Department of Sociology, PO Box 18

00014 University of Helsinki

eeva.luhtakallio@helsinki.fi

 

Are women citizens like others?

 

The sociology of social movements continues to be a tradition within which little attention is given to gender both as an empirical dimension, and as a theoretical and methodological viewpoint. A caricature of this state of the art is a division of labour in which gender sensitive research projects deal with feminist movements, whereas in the analysis of other social movements gender is treated as a mere contextual category, or even ignored entirely.

 

The world of social movements and collective action, however, is no more gender neutral than other fields of social interaction. Hence, gender-blind analysis of collective action may give insufficient and even inaccurate results.

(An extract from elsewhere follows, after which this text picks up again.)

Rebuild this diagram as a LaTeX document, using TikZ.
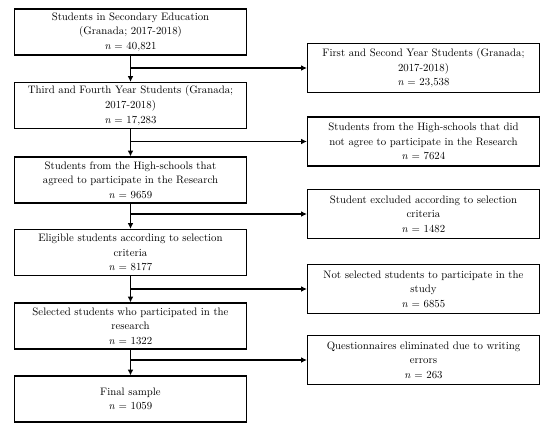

It may conceal entire dimensions of the studied activities, e.g. possible gender-based discrimination, gender-specific identity building, gendered opportunity structures and the like, that can prove crucial in understanding the studied object.

 

This paper takes on a feminist methodology of the study of social movements from the points of view of both choice of objects of study, and choice of theoretical and methodological frames of reference. I will discuss the issue on the one hand empirically by analysing the gendered dimensions of citizenship among political activists, and theoretically on the other by reflecting upon the consequences – and problems – of integrating gender in the analysis of collective action.

 

The empirical data consists of interviews of local activists in Helsinki, Finland, and Lyon, France, which deal with the respondents’ ideas of citizenship and the meanings they give to their own identities as activists.